While Los Angeles and New York may capture most imaginations about filmmaking, smaller cities like Atlanta and Albuquerque, N.M., have become major film meccas due to lower costs of production, aggressive tax credits on productions and access to key talent.
Those examples serve as a guide for Wagner who sees Delaware as a similar undiscovered gem for filmmakers.
“We pretty much have all the desired locations you can think of. We have cityscapes. We have the beach, we have rolling hills, we have farmland, if you really want mountains they’re not too far away. Jet even shot a short film where he made the landscape look like we were in Africa,” she said.

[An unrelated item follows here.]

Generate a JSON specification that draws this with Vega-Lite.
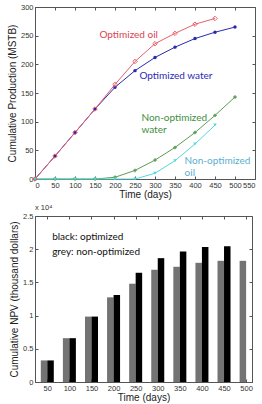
{
  "$schema": "https://vega.github.io/schema/vega-lite/v6.json",
  "autosize": "pad",
  "padding": {"left": 6, "top": 2, "right": 2, "bottom": 2},
  "bounds": "flush",
  "spacing": 37,
  "background": "white",
  "config": {
    "view": {"stroke": "#555", "strokeWidth": 1},
    "axis": {
      "grid": false,
      "labelFont": "Liberation Sans",
      "labelFontSize": 7.5,
      "labelColor": "#333",
      "titleFont": "Liberation Sans",
      "titleFontSize": 10,
      "titleFontWeight": "normal",
      "titleColor": "#222",
      "tickColor": "#555",
      "domainColor": "#555",
      "tickSize": -3,
      "labelPadding": 5
    },
    "title": {"font": "Liberation Sans", "fontWeight": "normal"}
  },
  "datasets": {
    "prod": [
      {"series": "Optimized water", "time": 0, "value": 0},
      {"series": "Optimized water", "time": 50, "value": 40},
      {"series": "Optimized water", "time": 100, "value": 81},
      {"series": "Optimized water", "time": 150, "value": 122},
      {"series": "Optimized water", "time": 200, "value": 160},
      {"series": "Optimized water", "time": 250, "value": 189},
      {"series": "Optimized water", "time": 300, "value": 212},
      {"series": "Optimized water", "time": 350, "value": 230},
      {"series": "Optimized water", "time": 400, "value": 245},
      {"series": "Optimized water", "time": 450, "value": 256},
      {"series": "Optimized water", "time": 500, "value": 265},
      {"series": "Optimized oil", "time": 0, "value": 0},
      {"series": "Optimized oil", "time": 50, "value": 40},
      {"series": "Optimized oil", "time": 100, "value": 81},
      {"series": "Optimized oil", "time": 150, "value": 122},
      {"series": "Optimized oil", "time": 200, "value": 165},
      {"series": "Optimized oil", "time": 250, "value": 205},
      {"series": "Optimized oil", "time": 300, "value": 236},
      {"series": "Optimized oil", "time": 350, "value": 254},
      {"series": "Optimized oil", "time": 400, "value": 270},
      {"series": "Optimized oil", "time": 450, "value": 280},
      {"series": "Non-optimized water", "time": 0, "value": 0},
      {"series": "Non-optimized water", "time": 50, "value": 0},
      {"series": "Non-optimized water", "time": 100, "value": 0},
      {"series": "Non-optimized water", "time": 150, "value": 0},
      {"series": "Non-optimized water", "time": 200, "value": 3},
      {"series": "Non-optimized water", "time": 250, "value": 15},
      {"series": "Non-optimized water", "time": 300, "value": 33},
      {"series": "Non-optimized water", "time": 350, "value": 55},
      {"series": "Non-optimized water", "time": 400, "value": 81},
      {"series": "Non-optimized water", "time": 450, "value": 111},
      {"series": "Non-optimized water", "time": 500, "value": 143},
      {"series": "Non-optimized oil", "time": 0, "value": 0},
      {"series": "Non-optimized oil", "time": 50, "value": 0},
      {"series": "Non-optimized oil", "time": 100, "value": 0},
      {"series": "Non-optimized oil", "time": 150, "value": 0},
      {"series": "Non-optimized oil", "time": 200, "value": 0},
      {"series": "Non-optimized oil", "time": 250, "value": 0},
      {"series": "Non-optimized oil", "time": 300, "value": 10},
      {"series": "Non-optimized oil", "time": 350, "value": 32},
      {"series": "Non-optimized oil", "time": 400, "value": 61},
      {"series": "Non-optimized oil", "time": 450, "value": 94}
    ],
    "labels": [
      {"series": "Optimized oil", "text": "Optimized oil", "time": 161, "value": 251},
      {"series": "Optimized water", "text": "Optimized water", "time": 261, "value": 180},
      {"series": "Non-optimized water", "text": "Non-optimized", "time": 266, "value": 106},
      {"series": "Non-optimized water", "text": "water", "time": 266, "value": 85},
      {"series": "Non-optimized oil", "text": "Non-optimized", "time": 374, "value": 31},
      {"series": "Non-optimized oil", "text": "oil", "time": 374, "value": 10}
    ],
    "npv": [
      {"time": 50, "type": "non-optimized", "npv": 3250},
      {"time": 100, "type": "non-optimized", "npv": 6600},
      {"time": 150, "type": "non-optimized", "npv": 9850},
      {"time": 200, "type": "non-optimized", "npv": 12750},
      {"time": 250, "type": "non-optimized", "npv": 14800},
      {"time": 300, "type": "non-optimized", "npv": 16900},
      {"time": 350, "type": "non-optimized", "npv": 17350},
      {"time": 400, "type": "non-optimized", "npv": 17950},
      {"time": 450, "type": "non-optimized", "npv": 18250},
      {"time": 500, "type": "non-optimized", "npv": 18250},
      {"time": 50, "type": "optimized", "npv": 3250},
      {"time": 100, "type": "optimized", "npv": 6600},
      {"time": 150, "type": "optimized", "npv": 9850},
      {"time": 200, "type": "optimized", "npv": 13100},
      {"time": 250, "type": "optimized", "npv": 16450},
      {"time": 300, "type": "optimized", "npv": 18650},
      {"time": 350, "type": "optimized", "npv": 19650},
      {"time": 400, "type": "optimized", "npv": 20350},
      {"time": 450, "type": "optimized", "npv": 20450}
    ],
    "legendText": [
      {"text": "black: optimized", "time": 61, "npv": 21850},
      {"text": "grey: non-optimized", "time": 61, "npv": 19620}
    ]
  },
  "vconcat": [
    {
      "width": 220,
      "height": 172,
      "resolve": {"scale": {"color": "independent"}},
      "layer": [
        {
          "data": {"name": "prod"},
          "mark": {"type": "line", "strokeWidth": 1},
          "encoding": {
            "x": {"field": "time", "type": "quantitative", "scale": {"domain": [0, 550], "nice": false},
              "axis": {"orient": "bottom", "values": [0,50,100,150,200,250,300,350,400,450,500,550], "title": "Time (days)", "titlePadding": 1}},
            "y": {"field": "value", "type": "quantitative", "scale": {"domain": [0, 300], "nice": false},
              "axis": {"orient": "left", "values": [0,50,100,150,200,250,300], "title": "Cumulative Production (MSTB)", "titlePadding": 3}},
            "color": {"field": "series", "type": "nominal", "legend": null,
              "scale": {"domain": ["Optimized water", "Optimized oil", "Non-optimized water", "Non-optimized oil"],
                        "range": ["#2a2ab0", "#e8606c", "#5a9e52", "#55d8d8"]}}
          }
        },
        {
          "data": {"name": "prod"},
          "transform": [{"filter": "datum.series !== 'Optimized oil'"}],
          "mark": {"type": "point", "filled": true, "size": 12, "opacity": 1},
          "encoding": {
            "x": {"field": "time", "type": "quantitative",
              "axis": {"orient": "top", "values": [0,50,100,150,200,250,300,350,400,450,500,550], "labels": false, "title": null, "domain": false}},
            "y": {"field": "value", "type": "quantitative",
              "axis": {"orient": "right", "values": [0,50,100,150,200,250,300], "labels": false, "title": null, "domain": false}},
            "color": {"field": "series", "type": "nominal", "legend": null,
              "scale": {"domain": ["Optimized water", "Optimized oil", "Non-optimized water", "Non-optimized oil"],
                        "range": ["#2a2ab0", "#e8606c", "#5a9e52", "#55d8d8"]}},
            "shape": {"field": "series", "type": "nominal", "legend": null,
              "scale": {"domain": ["Optimized water", "Optimized oil", "Non-optimized water", "Non-optimized oil"],
                        "range": ["circle", "diamond", "cross", "triangle-down"]}}
          }
        },
        {
          "data": {"name": "prod"},
          "transform": [{"filter": "datum.series === 'Optimized oil'"}],
          "mark": {"type": "point", "shape": "diamond", "filled": false, "size": 20, "strokeWidth": 1, "color": "#e8606c", "opacity": 1},
          "encoding": {
            "x": {"field": "time", "type": "quantitative", "axis": null},
            "y": {"field": "value", "type": "quantitative", "axis": null}
          }
        },
        {
          "data": {"name": "labels"},
          "mark": {"type": "text", "font": "Lato", "fontSize": 10, "align": "left", "baseline": "middle"},
          "encoding": {
            "x": {"field": "time", "type": "quantitative", "axis": null},
            "y": {"field": "value", "type": "quantitative", "axis": null},
            "text": {"field": "text"},
            "color": {"field": "series", "type": "nominal", "legend": null,
              "scale": {"domain": ["Optimized water", "Optimized oil", "Non-optimized water", "Non-optimized oil"],
                        "range": ["#2a2ab8", "#d84450", "#3e8e3e", "#5aaed0"]}}
          }
        }
      ]
    },
    {
      "width": 217,
      "height": 166,
      "title": {"text": "x 10⁴", "anchor": "start", "fontSize": 7.5, "color": "#333", "offset": 1, "frame": "group"},
      "layer": [
        {
          "data": {"name": "npv"},
          "transform": [{"filter": "datum.type === 'non-optimized'"}],
          "mark": {"type": "bar", "width": 6.5, "xOffset": -3.25, "color": "#737373", "clip": true},
          "encoding": {
            "x": {"field": "time", "type": "quantitative", "scale": {"domain": [33.5, 502], "nice": false, "zero": false},
              "axis": {"orient": "bottom", "values": [50,100,150,200,250,300,350,400,450,500], "title": "Time (days)", "titlePadding": 1}},
            "y": {"field": "npv", "type": "quantitative", "scale": {"domain": [0, 25000], "nice": false},
              "axis": {"orient": "left", "values": [0,5000,10000,15000,20000,25000], "labelExpr": "datum.value / 10000", "title": "Cumulative NPV (thousand dollars)", "titlePadding": 3}}
          }
        },
        {
          "data": {"name": "npv"},
          "transform": [{"filter": "datum.type === 'optimized'"}],
          "mark": {"type": "bar", "width": 6.5, "xOffset": 3.25, "color": "#000000", "clip": true},
          "encoding": {
            "x": {"field": "time", "type": "quantitative",
              "axis": {"orient": "top", "values": [50,100,150,200,250,300,350,400,450,500], "labels": false, "title": null, "domain": false}},
            "y": {"field": "npv", "type": "quantitative",
              "axis": {"orient": "right", "values": [0,5000,10000,15000,20000,25000], "labels": false, "title": null, "domain": false}}
          }
        },
        {
          "data": {"name": "legendText"},
          "mark": {"type": "text", "font": "Lato", "fontSize": 10, "align": "left", "baseline": "middle", "color": "#111"},
          "encoding": {
            "x": {"field": "time", "type": "quantitative", "axis": null},
            "y": {"field": "npv", "type": "quantitative", "axis": null},
            "text": {"field": "text"}
          }
        }
      ]
    }
  ]
}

Delaware’s proximity to nearby major markets will ensure that productions can find talent and transportation, and she expects to lobby next year for the Delaware Entertainment Job Act, a bill that stalled in the last General Assembly but would offer a competitive 30% tax credit on film, TV, videogame or esports production in the state.
“As long as they can function as a production here, they will see Delaware as a viable place to shoot a movie, and we just need to make sure we can welcome them with open arms with the structure,” she said.
The Delaware Creative Economy would work as an informational clearinghouse for productions and state agencies, similar to how the Riverfront Development Corp. oversaw redevelopment of the Riverfront in Wilmington. Wagner noted that success of a creative economy here would come with widespread economic benefit, from actors and actresses to craft service providers, lighting and sound technicians to tent and portable toilet rentals, and more.
“We welcome all people from all walks of life and there’s a spot for you on the team. And that’s really what a production does: we all work together to make something really beautiful,” she said.